[REQUEST]
Repeat every record below exactly, leaving out the pictures.

[SUPPLIED INFORMATION]
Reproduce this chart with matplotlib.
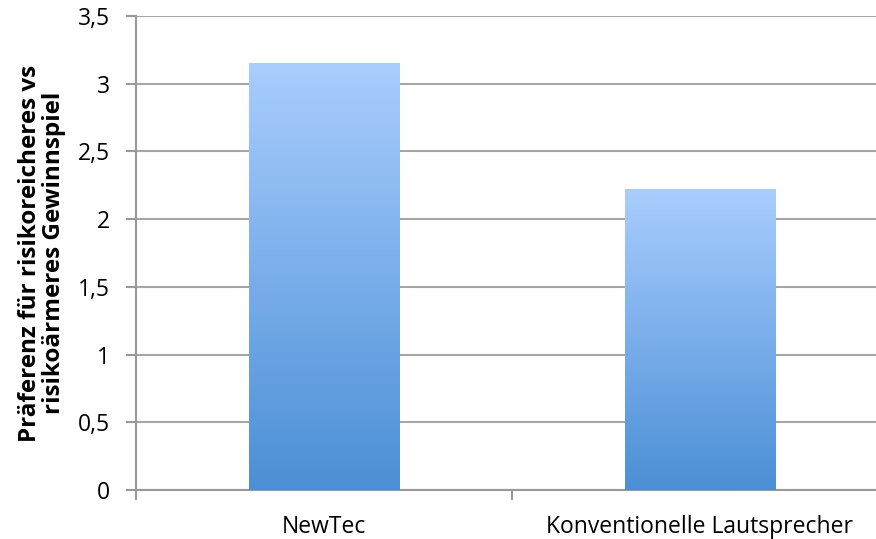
import numpy as np
import matplotlib.pyplot as plt
from matplotlib.colors import LinearSegmentedColormap

categories = ['NewTec', 'Konventionelle Lautsprecher']
values = [3.15, 2.22]
yticks = [0, 0.5, 1, 1.5, 2, 2.5, 3, 3.5]
ytick_labels = ['0', '0,5', '1', '1,5', '2', '2,5', '3', '3,5']

plt.rcParams['font.family'] = ['Open Sans', 'DejaVu Sans']

fig = plt.figure(figsize=(8.76, 5.39), dpi=100)
ax = fig.add_axes([136 / 876, 49 / 539, 752 / 876, 474 / 539])

grad = LinearSegmentedColormap.from_list('bar', ['#4b8fd6', '#a9cdfe'])
x = np.arange(len(categories))
width = 0.4

ax.set_xlim(-0.5, 1.5)
ax.set_ylim(0, 3.5)

for xi, v in zip(x, values):
    bars = ax.bar(xi, v, width=width, color='none', zorder=3)
    img = ax.imshow(np.linspace(0, 1, 256).reshape(-1, 1), cmap=grad, origin='lower',
                    extent=[xi - width / 2, xi + width / 2, 0, v], aspect='auto', zorder=3)
    img.set_clip_path(bars[0])
ax.set_aspect('auto')

ax.set_yticks(yticks)
ax.set_yticklabels(ytick_labels, fontsize=16.5)
ax.set_xticks(x)
ax.set_xticklabels(categories, fontsize=16.5)
ax.set_xticks([-0.5, 0.5, 1.5], minor=True)
ax.tick_params(axis='x', which='major', length=0, pad=18)
ax.tick_params(axis='x', which='minor', length=7, color='#999999', width=1.5)
ax.tick_params(axis='y', length=7, color='#999999', width=1.5, pad=12)

ax.grid(axis='y', color='#a6a6a6', linewidth=1.5, zorder=0)
ax.set_axisbelow(True)
for s in ['top', 'right']:
    ax.spines[s].set_visible(False)
for s in ['left', 'bottom']:
    ax.spines[s].set_color('#999999')
    ax.spines[s].set_linewidth(1.5)

ax.set_ylabel('Präferenz für risikoreicheres vs\nrisikoärmeres Gewinnspiel',
              fontsize=17.5, fontweight='bold', labelpad=8, linespacing=1.0)

fig.savefig('out.png', dpi=100)
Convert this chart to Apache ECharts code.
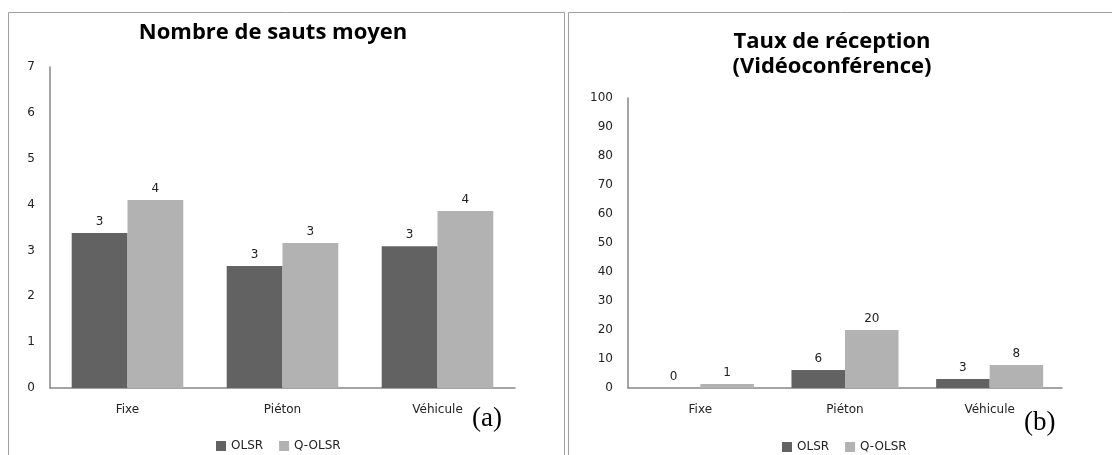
<!DOCTYPE html>
<html>
<head>
<meta charset="utf-8">
<script src="https://cdn.jsdelivr.net/npm/echarts@6/dist/echarts.min.js"></script>
<style>
  html, body { margin: 0; padding: 0; background: #fff; }
  #chart { width: 1112px; height: 455px; }
</style>
</head>
<body>
<div id="chart"></div>
<script>
// categories (mobility models)
var categories = ["Fixe", "Piéton", "Véhicule"];
var seriesNames = ["OLSR", "Q-OLSR"];

// (a) nombre de sauts moyen
var sautsOLSR = [3.38, 2.66, 3.09];
var sautsQOLSR = [4.10, 3.16, 3.86];

// (b) taux de réception (vidéoconférence)
var tauxOLSR = [0, 6.2, 3.1];
var tauxQOLSR = [1.4, 20.0, 7.9];

var colDark = "#626262";
var colLight = "#b2b2b2";
var axisCol = "#868686";
var txtFont = "DejaVu Sans";
var txtSize = 12;

function valueAxis(gridIndex, max, interval) {
    return {
        type: "value", gridIndex: gridIndex, min: 0, max: max, interval: interval,
        axisLine: { show: true, lineStyle: { color: axisCol, width: 1.5 } },
        axisTick: { show: false },
        splitLine: { show: false },
        axisLabel: { color: "#222", fontFamily: txtFont, fontSize: txtSize, margin: 15 }
    };
}

function catAxis(gridIndex) {
    return {
        type: "category", gridIndex: gridIndex, data: categories,
        axisLine: { lineStyle: { color: axisCol, width: 1.5 } },
        axisTick: { show: false },
        axisLabel: { color: "#222", fontFamily: txtFont, fontSize: txtSize, margin: 16 }
    };
}

function barSeries(name, data, idx, color, gap) {
    return {
        type: "bar", name: name, data: data,
        xAxisIndex: idx, yAxisIndex: idx,
        barGap: "0%", barCategoryGap: gap,
        itemStyle: { color: color },
        label: {
            show: true, position: "top", distance: 5,
            color: "#222", fontFamily: txtFont, fontSize: txtSize,
            formatter: function (p) { return Math.round(p.value); }
        }
    };
}

var chart = echarts.init(document.getElementById("chart"));
chart.setOption({
    animation: false,
    backgroundColor: "#fff",
    title: [
        {
            text: "Nombre de sauts moyen", left: 268, top: 17, textAlign: "center",
            textStyle: { fontFamily: "Open Sans", fontWeight: "bold", fontSize: 22, color: "#000" }
        },
        {
            text: "Taux de réception\n(Vidéoconférence)", left: 827, top: 24, textAlign: "center",
            textStyle: { fontFamily: "Open Sans", fontWeight: "bold", fontSize: 22, color: "#000", lineHeight: 25 }
        }
    ],
    legend: [
        {
            data: seriesNames, left: 211, top: 435, itemWidth: 10, itemHeight: 10, itemGap: 16,
            icon: "rect", textStyle: { fontFamily: txtFont, fontSize: txtSize, color: "#222" }
        },
        {
            data: seriesNames, left: 777, top: 436, itemWidth: 10, itemHeight: 10, itemGap: 16,
            icon: "rect", textStyle: { fontFamily: txtFont, fontSize: txtSize, color: "#222" }
        }
    ],
    grid: [
        { left: 50, top: 67, width: 465, height: 321 },
        { left: 628, top: 98, width: 434, height: 290 }
    ],
    xAxis: [catAxis(0), catAxis(1)],
    yAxis: [valueAxis(0, 7, 1), valueAxis(1, 100, 10)],
    series: [
        barSeries("OLSR", sautsOLSR, 0, colDark, "28%"),
        barSeries("Q-OLSR", sautsQOLSR, 0, colLight, "28%"),
        barSeries("OLSR", tauxOLSR, 1, colDark, "26%"),
        barSeries("Q-OLSR", tauxQOLSR, 1, colLight, "26%")
    ],
    graphic: [
        { type: "rect", shape: { x: 8.5, y: 12.5, width: 556, height: 460 }, style: { fill: null, stroke: "#a0a0a0", lineWidth: 1 } },
        { type: "rect", shape: { x: 568.5, y: 12.5, width: 560, height: 460 }, style: { fill: null, stroke: "#a0a0a0", lineWidth: 1 } },
        { type: "text", left: 472, top: 405, style: { text: "(a)", font: "27px 'Liberation Serif'", fill: "#000" } },
        { type: "text", left: 1024, top: 409, style: { text: "(b)", font: "27px 'Liberation Serif'", fill: "#000" } }
    ]
});
</script>
</body>
</html>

[EXERCISE RESPONSE]
Reproduce this chart with matplotlib.
import numpy as np
import matplotlib.pyplot as plt
from matplotlib.colors import LinearSegmentedColormap

categories = ['NewTec', 'Konventionelle Lautsprecher']
values = [3.15, 2.22]
yticks = [0, 0.5, 1, 1.5, 2, 2.5, 3, 3.5]
ytick_labels = ['0', '0,5', '1', '1,5', '2', '2,5', '3', '3,5']

plt.rcParams['font.family'] = ['Open Sans', 'DejaVu Sans']

fig = plt.figure(figsize=(8.76, 5.39), dpi=100)
ax = fig.add_axes([136 / 876, 49 / 539, 752 / 876, 474 / 539])

grad = LinearSegmentedColormap.from_list('bar', ['#4b8fd6', '#a9cdfe'])
x = np.arange(len(categories))
width = 0.4

ax.set_xlim(-0.5, 1.5)
ax.set_ylim(0, 3.5)

for xi, v in zip(x, values):
    bars = ax.bar(xi, v, width=width, color='none', zorder=3)
    img = ax.imshow(np.linspace(0, 1, 256).reshape(-1, 1), cmap=grad, origin='lower',
                    extent=[xi - width / 2, xi + width / 2, 0, v], aspect='auto', zorder=3)
    img.set_clip_path(bars[0])
ax.set_aspect('auto')

ax.set_yticks(yticks)
ax.set_yticklabels(ytick_labels, fontsize=16.5)
ax.set_xticks(x)
ax.set_xticklabels(categories, fontsize=16.5)
ax.set_xticks([-0.5, 0.5, 1.5], minor=True)
ax.tick_params(axis='x', which='major', length=0, pad=18)
ax.tick_params(axis='x', which='minor', length=7, color='#999999', width=1.5)
ax.tick_params(axis='y', length=7, color='#999999', width=1.5, pad=12)

ax.grid(axis='y', color='#a6a6a6', linewidth=1.5, zorder=0)
ax.set_axisbelow(True)
for s in ['top', 'right']:
    ax.spines[s].set_visible(False)
for s in ['left', 'bottom']:
    ax.spines[s].set_color('#999999')
    ax.spines[s].set_linewidth(1.5)

ax.set_ylabel('Präferenz für risikoreicheres vs\nrisikoärmeres Gewinnspiel',
              fontsize=17.5, fontweight='bold', labelpad=8, linespacing=1.0)

fig.savefig('out.png', dpi=100)
Convert this chart to Apache ECharts code.
<!DOCTYPE html>
<html>
<head>
<meta charset="utf-8">
<script src="https://cdn.jsdelivr.net/npm/echarts@6/dist/echarts.min.js"></script>
<style>
  html, body { margin: 0; padding: 0; background: #fff; }
  #chart { width: 1112px; height: 455px; }
</style>
</head>
<body>
<div id="chart"></div>
<script>
// categories (mobility models)
var categories = ["Fixe", "Piéton", "Véhicule"];
var seriesNames = ["OLSR", "Q-OLSR"];

// (a) nombre de sauts moyen
var sautsOLSR = [3.38, 2.66, 3.09];
var sautsQOLSR = [4.10, 3.16, 3.86];

// (b) taux de réception (vidéoconférence)
var tauxOLSR = [0, 6.2, 3.1];
var tauxQOLSR = [1.4, 20.0, 7.9];

var colDark = "#626262";
var colLight = "#b2b2b2";
var axisCol = "#868686";
var txtFont = "DejaVu Sans";
var txtSize = 12;

function valueAxis(gridIndex, max, interval) {
    return {
        type: "value", gridIndex: gridIndex, min: 0, max: max, interval: interval,
        axisLine: { show: true, lineStyle: { color: axisCol, width: 1.5 } },
        axisTick: { show: false },
        splitLine: { show: false },
        axisLabel: { color: "#222", fontFamily: txtFont, fontSize: txtSize, margin: 15 }
    };
}

function catAxis(gridIndex) {
    return {
        type: "category", gridIndex: gridIndex, data: categories,
        axisLine: { lineStyle: { color: axisCol, width: 1.5 } },
        axisTick: { show: false },
        axisLabel: { color: "#222", fontFamily: txtFont, fontSize: txtSize, margin: 16 }
    };
}

function barSeries(name, data, idx, color, gap) {
    return {
        type: "bar", name: name, data: data,
        xAxisIndex: idx, yAxisIndex: idx,
        barGap: "0%", barCategoryGap: gap,
        itemStyle: { color: color },
        label: {
            show: true, position: "top", distance: 5,
            color: "#222", fontFamily: txtFont, fontSize: txtSize,
            formatter: function (p) { return Math.round(p.value); }
        }
    };
}

var chart = echarts.init(document.getElementById("chart"));
chart.setOption({
    animation: false,
    backgroundColor: "#fff",
    title: [
        {
            text: "Nombre de sauts moyen", left: 268, top: 17, textAlign: "center",
            textStyle: { fontFamily: "Open Sans", fontWeight: "bold", fontSize: 22, color: "#000" }
        },
        {
            text: "Taux de réception\n(Vidéoconférence)", left: 827, top: 24, textAlign: "center",
            textStyle: { fontFamily: "Open Sans", fontWeight: "bold", fontSize: 22, color: "#000", lineHeight: 25 }
        }
    ],
    legend: [
        {
            data: seriesNames, left: 211, top: 435, itemWidth: 10, itemHeight: 10, itemGap: 16,
            icon: "rect", textStyle: { fontFamily: txtFont, fontSize: txtSize, color: "#222" }
        },
        {
            data: seriesNames, left: 777, top: 436, itemWidth: 10, itemHeight: 10, itemGap: 16,
            icon: "rect", textStyle: { fontFamily: txtFont, fontSize: txtSize, color: "#222" }
        }
    ],
    grid: [
        { left: 50, top: 67, width: 465, height: 321 },
        { left: 628, top: 98, width: 434, height: 290 }
    ],
    xAxis: [catAxis(0), catAxis(1)],
    yAxis: [valueAxis(0, 7, 1), valueAxis(1, 100, 10)],
    series: [
        barSeries("OLSR", sautsOLSR, 0, colDark, "28%"),
        barSeries("Q-OLSR", sautsQOLSR, 0, colLight, "28%"),
        barSeries("OLSR", tauxOLSR, 1, colDark, "26%"),
        barSeries("Q-OLSR", tauxQOLSR, 1, colLight, "26%")
    ],
    graphic: [
        { type: "rect", shape: { x: 8.5, y: 12.5, width: 556, height: 460 }, style: { fill: null, stroke: "#a0a0a0", lineWidth: 1 } },
        { type: "rect", shape: { x: 568.5, y: 12.5, width: 560, height: 460 }, style: { fill: null, stroke: "#a0a0a0", lineWidth: 1 } },
        { type: "text", left: 472, top: 405, style: { text: "(a)", font: "27px 'Liberation Serif'", fill: "#000" } },
        { type: "text", left: 1024, top: 409, style: { text: "(b)", font: "27px 'Liberation Serif'", fill: "#000" } }
    ]
});
</script>
</body>
</html>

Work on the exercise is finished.